I’ve only just got into skincare so I have a pretty basic routine at the moment (just cleanser, moisturiser, and SPF). I’d like to expand my routine to include some anti-aging products and I keep reading about serums, but I have no idea what they do, how to use them, or which one I should use. Please help!


First of all, it’s great to see that you’ve already got the essentials sorted. Cleansing, moisturising, and UV protection are quite literally the cornerstones of good skincare. You’re also not alone in wondering what a serum is – it’s one of the most frequently asked questions in my Instagram DMs! I always advise skincare newbies to start with a simple 3-step routine and build it up based on your skin’s needs – and also your time – not everyone wants to start their day with a 10-step skincare routine! Below I’ve (hopefully) answered your questions about what serums are, how to use them, and how to choose them, and I’ve shared a few of my personal favourites.

What are serums?

Serums are skincare products designed to deliver potent blends of active ingredients to your skin. Serums allow you to personalise and adapt your skincare routine to suit you, since they’re usually formulated to address a specific skin type or concern – such as anti-aging, breakouts, dry skin, or pigmentation. They are usually thin and watery or gel-like in texture – you don’t need to apply more than a few drops, and they will absorb fairly quickly into your skin because they’re made up of small molecules in order to penetrate the skin deeply. 

What do serums do?

Serums can help with a vast variety of skin concerns. Depending on the one you pick and the ingredients within the formula, you can address concerns ranging from lines and wrinkles, post-acne pigmentation, and skin redness through to enlarged pores, rough texture, and uneven skin tone.

How do you use serums?

Serums should be applied to clean, makeup-free skin. They’re best applied after cleansing (or toning if you were to add that step in) and before moisturising. Most people will only need one or two serums in their routine – often a hydrating serum (since almost all skin is dehydrated) followed by a more active serum to target your specific skin concerns. To apply a serum, dispense a few drops into the palm of your hands, press together and then lightly pat onto skin – patting allows for better absorption than rubbing. You can use a serum in both your morning and evening routines, however some ingredients (such as retinol or AHAs) are best applied in the evening since they can increase skin’s sensitivity to UV exposure. It’s also worth doing some research into which ingredients can and can’t be used together as you don’t want to overwhelm your skin with too many active ingredients.

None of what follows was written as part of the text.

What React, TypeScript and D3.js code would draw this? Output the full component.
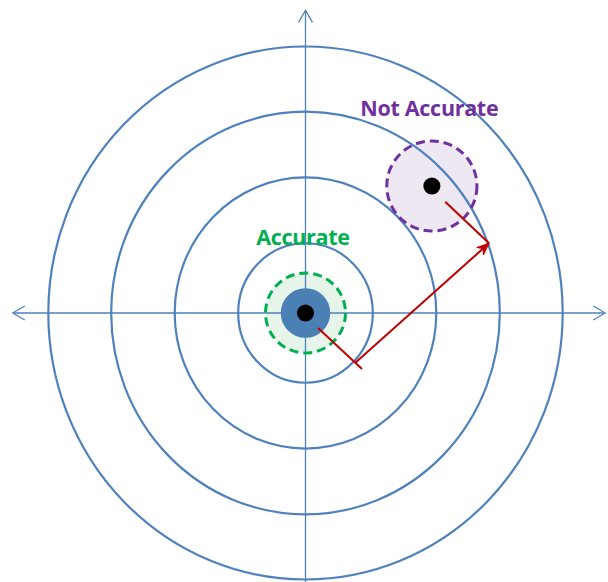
import React from "react";
import * as d3 from "d3";

const WIDTH = 608;
const HEIGHT = 582;
const CENTER = { x: 305.5, y: 313 };

// target rings, in target units
const rings = [1.06, 2.06, 3.06, 4.05];

// axis extents [from, to]
const xAxisExtent: [number, number] = [-4.61, 4.72];
const yAxisExtent: [number, number] = [-4.09, 4.6];

// groups of shots: centre, spread radius, inner disc radius
const accurate = { x: 0, y: 0, spread: 0.63, core: 0.39, dot: 0.135 };
const notAccurate = { x: 1.99, y: 1.93, spread: 0.71, dot: 0.135 };

// red error lines
const errLines: [number, number, number, number][] = [
  [0.197, -0.228, 0.89, -0.85],
  [2.2, 1.69, 2.89, 1.06],
];
const errArrow: [number, number, number, number] = [0.78, -0.76, 2.89, 1.06];

const labels = [
  { text: "Accurate", x: -0.04, y: 1.17, color: "#00b050" },
  { text: "Not Accurate", x: 1.95, y: 3.12, color: "#7030a0" },
];

const BLUE = "#4f81bd";
const RED = "#c00000";

export default function App() {
  const x = d3.scaleLinear().domain([0, 1]).range([CENTER.x, CENTER.x + 63.5]);
  const y = d3.scaleLinear().domain([0, 1]).range([CENTER.y, CENTER.y - 65.8]);
  const rx = (v: number) => x(v) - x(0);
  const ry = (v: number) => y(0) - y(v);

  const dashed = { strokeWidth: 3, strokeDasharray: "9 5", fill: "none" };

  return (
    <svg
      width={WIDTH}
      height={HEIGHT}
      style={{ position: "absolute", left: 0, top: 0, background: "#fff" }}
    >
      <defs>
        <marker
          id="blueArrow"
          viewBox="0 0 14 16"
          refX={13}
          refY={8}
          markerWidth={14}
          markerHeight={16}
          markerUnits="userSpaceOnUse"
          orient="auto-start-reverse"
        >
          <path d="M1,1 L13,8 L1,15" fill="none" stroke={BLUE} strokeWidth={1.3} />
        </marker>
        <marker
          id="redArrow"
          viewBox="0 0 14 12"
          refX={13}
          refY={6}
          markerWidth={14}
          markerHeight={12}
          markerUnits="userSpaceOnUse"
          orient="auto"
        >
          <path d="M1,1 L13,6 L1,11 L5,6 Z" fill={RED} stroke={RED} strokeWidth={1} />
        </marker>
      </defs>

      {/* spread fills under everything */}
      <circle cx={x(accurate.x)} cy={y(accurate.y)} r={rx(accurate.spread)} fill="#e6f4ea" />
      <circle cx={x(notAccurate.x)} cy={y(notAccurate.y)} r={rx(notAccurate.spread)} fill="#eee8f3" />

      {/* axes */}
      <line
        x1={x(xAxisExtent[0])}
        x2={x(xAxisExtent[1])}
        y1={y(0)}
        y2={y(0)}
        stroke={BLUE}
        strokeWidth={1.3}
        markerStart="url(#blueArrow)"
        markerEnd="url(#blueArrow)"
      />
      <line
        x1={x(0)}
        x2={x(0)}
        y1={y(yAxisExtent[0])}
        y2={y(yAxisExtent[1])}
        stroke={BLUE}
        strokeWidth={1.3}
        markerEnd="url(#blueArrow)"
      />

      {/* rings */}
      {rings.map((r) => (
        <ellipse
          key={r}
          cx={x(0)}
          cy={y(0)}
          rx={rx(r)}
          ry={ry(r)}
          fill="none"
          stroke={BLUE}
          strokeWidth={2.2}
        />
      ))}

      {/* accurate group */}
      <circle cx={x(accurate.x)} cy={y(accurate.y)} r={rx(accurate.spread)} stroke="#00b050" {...dashed} />
      <circle cx={x(accurate.x)} cy={y(accurate.y)} r={rx(accurate.core)} fill="#4a80b3" />
      <circle cx={x(accurate.x)} cy={y(accurate.y)} r={rx(accurate.dot)} fill="#000" />

      {/* not accurate group */}
      <circle cx={x(notAccurate.x)} cy={y(notAccurate.y)} r={rx(notAccurate.spread)} stroke="#7030a0" {...dashed} />
      <circle cx={x(notAccurate.x)} cy={y(notAccurate.y)} r={rx(notAccurate.dot)} fill="#000" />

      {/* error lines */}
      {errLines.map((l, i) => (
        <line
          key={i}
          x1={x(l[0])}
          y1={y(l[1])}
          x2={x(l[2])}
          y2={y(l[3])}
          stroke={RED}
          strokeWidth={2}
        />
      ))}
      <line
        x1={x(errArrow[0])}
        y1={y(errArrow[1])}
        x2={x(errArrow[2])}
        y2={y(errArrow[3])}
        stroke={RED}
        strokeWidth={2}
        markerEnd="url(#redArrow)"
      />

      {labels.map((d) => (
        <text
          key={d.text}
          x={x(d.x)}
          y={y(d.y)}
          textAnchor="middle"
          dominantBaseline="central"
          fill={d.color}
          fontFamily="'Open Sans', sans-serif"
          fontWeight={700}
          fontSize={21.5}
          letterSpacing={-0.3}
        >
          {d.text}
        </text>
      ))}
    </svg>
  );
}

Which serum is right for me?

Many serums will be marketed towards a specific skin type or concern – such as targeting fine lines or soothing irritation – which can help you to figure out quite easily which is a good one to use. There are also serums which aim to be multitaskers and address several concerns via one formula, which saves you needing to purchase multiple products – one of the best examples of this is Estee Lauder’s Advanced Night Repair Serum. Serums like this will usually contain a large number of ingredients blended together, like a cocktail.

Other serums (such as those from The Ordinary) are ingredient-led and can sometimes be slightly more confusing to figure out since they only contain a few ingredients, however these are usually much more affordable since they have more simple formulas. As a general rule, ingredients like hyaluronic acid and glycerin are great for dry and dehydrated skin, retinol and vitamin C are beneficial in an anti-aging routine or if you want to even skin tone and brighten skin, and salicylic acid and niacinamide are great for oily and acne-prone skin types.